After getting to know state and national oilheat trade association leaders, and meeting many oilheat dealers in person, we value our partnership with the oilheat industry even more.
It turns out oilheat dealers and farmers share many similarities. First and foremost, we are family businesses, and small businesses. I’m a fifth generation farmer. My farm has been in same family for 139 years. Also, we are a commodity. We’re sensitive to weather and sympathize with your struggles with unpredictable weather. Like you, farmers are also impacted greatly by market uncertainties. We are very connected to our customers and provide essential services that people depend on, and we take that charge very seriously, as do you.
Finally, we each have deep roots in America, and we want to carry our way of life forward. We’ve discovered that the relationship between soybean farmers and oilheat dealers is truly mutually beneficial. Our investment with you has paid dividends in this first year. I’ve seen it firsthand.
Bioheat is a tremendous market for biodiesel. Just five percent biodiesel in the oilheat market equates to 350,000 gallons of biodiesel a year. To put that into perspective, last year the biodiesel industry produced 1.1 billion gallons of biodiesel. And we know Bioheat’s biodiesel volume potential will grow as the blend level grows.
Greg Anderson

A big hit: Soybean farmer leader Greg Anderson shows off his new Boston Red Sox jersey, presented to him at the New England Bioheat Symposium, held at Fenway Park.
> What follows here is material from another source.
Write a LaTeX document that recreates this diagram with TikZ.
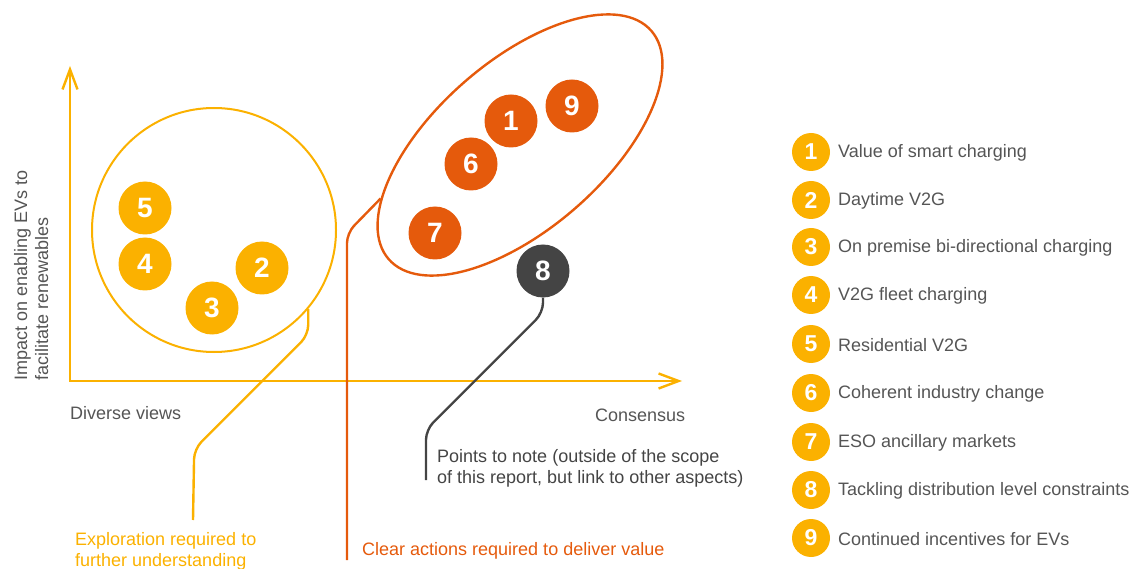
\documentclass[tikz,border=0pt]{standalone}
\usepackage{fontspec}
\setmainfont{Liberation Sans}
\usetikzlibrary{shapes.geometric,arrows.meta}

\definecolor{ylw}{HTML}{FBB100}
\definecolor{org}{HTML}{E55A0C}
\definecolor{drk}{HTML}{444444}
\definecolor{gry}{HTML}{555555}

\tikzset{
  axis/.style={draw=ylw, line width=2.4pt},
  axistip/.tip={Straight Barb[length=20pt,width=15pt]},
  big/.style={circle, inner sep=0pt, minimum size=53pt, text=white,
    font=\fontsize{28}{28}\selectfont\bfseries},
  key/.style={circle, fill=ylw, inner sep=0pt, minimum size=38pt, text=white,
    font=\fontsize{23}{23}\selectfont\bfseries},
  label/.style={inner sep=0pt, text=gry, font=\fontsize{18}{21}\selectfont},
  leader/.style={line width=2.4pt, rounded corners=10pt}
}

\begin{document}
\begin{tikzpicture}[x=1pt, y=-1pt]
      \useasboundingbox (0,0) rectangle (1135,569);

      % axes
      \coordinate (origin) at (70,381);
      \coordinate (ytip) at (70,66);
      \coordinate (xtip) at (682,381);
      \draw[axis, axistip-axistip] (ytip) -- (origin) -- (xtip);

      \node[label, rotate=90, anchor=north west, align=left] (ylab) at (14,381)
        {Impact on enabling EVs to\\facilitate renewables};
      \node[label, anchor=west] (diverse) at (70,413) {Diverse views};
      \node[label, anchor=west] (consensus) at (595,415) {Consensus};

      % groups
      \node[circle, draw=ylw, line width=2pt, minimum size=244pt] (explore) at (214,230) {};
      \node[ellipse, draw=org, line width=2.4pt, minimum width=348pt,
        minimum height=168pt, rotate=41] (act) at (520,145) {};

      \node[big, fill=ylw] (5) at (145,208) {5};
      \node[big, fill=ylw] (4) at (145,264) {4};
      \node[big, fill=ylw] (2) at (262,268) {2};
      \node[big, fill=ylw] (3) at (212,308) {3};
      \node[big, fill=org] (9) at (572,106) {9};
      \node[big, fill=org] (1) at (511,121) {1};
      \node[big, fill=org] (6) at (471,164) {6};
      \node[big, fill=org] (7) at (435,233) {7};
      \node[big, fill=drk] (8) at (543,271) {8};

      % leaders and notes
      \coordinate (exploreend) at (193,520);
      \coordinate (actend) at (347,560);
      \coordinate (noteend) at (426,480);
      \draw[leader, draw=ylw] (explore.-40) -- ++(0,26) -- ++(-114,114) -- (exploreend);
      \draw[leader, draw=org] (act.160) -- (347,233) -- (actend);
      \draw[leader, draw=drk] (8.south) -- ++(0,15) -- ++(-117,117) -- (noteend);

      \node[label, text=ylw, anchor=west, align=left] (explorenote) at (75,551)
        {Exploration required to\\further understanding};
      \node[label, text=org, anchor=west] (actnote) at (362,551)
        {Clear actions required to deliver value};
      \node[label, text=drk, anchor=west, align=left] (pointnote) at (437,468)
        {Points to note (outside of the scope\\of this report, but link to other aspects)};

      % key
      \node[key] (k1) at (811,152) {1};
      \node[key] (k2) at (811,200) {2};
      \node[key] (k3) at (811,247) {3};
      \node[key] (k4) at (811,295) {4};
      \node[key] (k5) at (811,344) {5};
      \node[key] (k6) at (811,393) {6};
      \node[key] (k7) at (811,442) {7};
      \node[key] (k8) at (811,490) {8};
      \node[key] (k9) at (811,538) {9};
      \node[label, anchor=west] (t1) at (838,153) {Value of smart charging};
      \node[label, anchor=west] (t2) at (838,201) {Daytime V2G};
      \node[label, anchor=west] (t3) at (838,248) {On premise bi-directional charging};
      \node[label, anchor=west] (t4) at (838,296) {V2G fleet charging};
      \node[label, anchor=west] (t5) at (838,345) {Residential V2G};
      \node[label, anchor=west] (t6) at (838,394) {Coherent industry change};
      \node[label, anchor=west] (t7) at (838,443) {ESO ancillary markets};
      \node[label, anchor=west] (t8) at (838,491) {Tackling distribution level constraints};
      \node[label, anchor=west] (t9) at (838,539) {Continued incentives for EVs};
    \end{tikzpicture}
\end{document}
Of course, biodiesel growth is a good thing for soybean farmers. More biodiesel means more favorable prices for soybean oil, which is one of the renewable resources that biodiesel can be made from. This is one way biodiesel helps invest in American jobs, rather than sending our money overseas.
Soybean oil traditionally has dragged down the value of the bean, which is primarily grown for its meal. This is “We have millions of pounds of [soybean] oil that need to be applied to industrial uses. Biodiesel increases the value of the oil…. However, it lowers the cost of the meal, which means biodiesel production has a net positive effect on food prices.” Down on the Farm 32 ICM/May 2012 an important point for oilheat dealers to understand, in case your customers ask you about biodiesel’s impact on food prices. The reality is that soybeans are not just for tofu and soy milk smoothies. Soybean meal is fed to livestock, which then enters our food supply in the form of meat and dairy. There’s not as much demand for soybean oil, and we can only use so much of it for salad dressing. We have millions of pounds of oil that need to be applied to industrial uses. Biodiesel increases the value of the oil, which raises farm income to the tune of tens of thousands of dollars of additional income. However, it lowers the cost of the meal, which means biodiesel production has a net positive effect on food prices.
Oilheat dealers

Oilheat dealers listen to how Bioheat can make their businesses more profitable and sustainable.

Farmers have the means, the technologies, the efficiencies and the production capacity to provide food, fiber and fuel for our country. The American farm is constantly evolving and advancing. We have unbelievable technological advances in modern agriculture today that would blow your mind. A farmer can take care of hundreds of acres by himself that 50 years ago would have taken many hand laborers to tend. Every year, we’re able to produce more and more crops on less land, and with fewer inputs like fertilizer.
Your industry also gives biodiesel an important market avenue in cold weather. Sometimes in winter months, fleets will scale back a little bit, from B20 to B5. Not because biodiesel can’t be used in vehicles in cold temperatures, but because some people carry that misconception and would rather not take a chance, so they drop their blend level down.
Article excerptSoybean farmers recognize that the oilheat industry is under attack, and we’re willing to stand shoulder-toshoulder. I can pledge our support, not just from Nebraska but from soybean farmers nationwide. They see Bioheat as the next big frontier we need to support to see it come to commercial success.
Like you, we’re not just thinking of our own generation. We’re talking about future generations that follow us, and paying forward all of the benefits that Bioheat can bring to America. Keep up the good work and carry on! We’re behind you.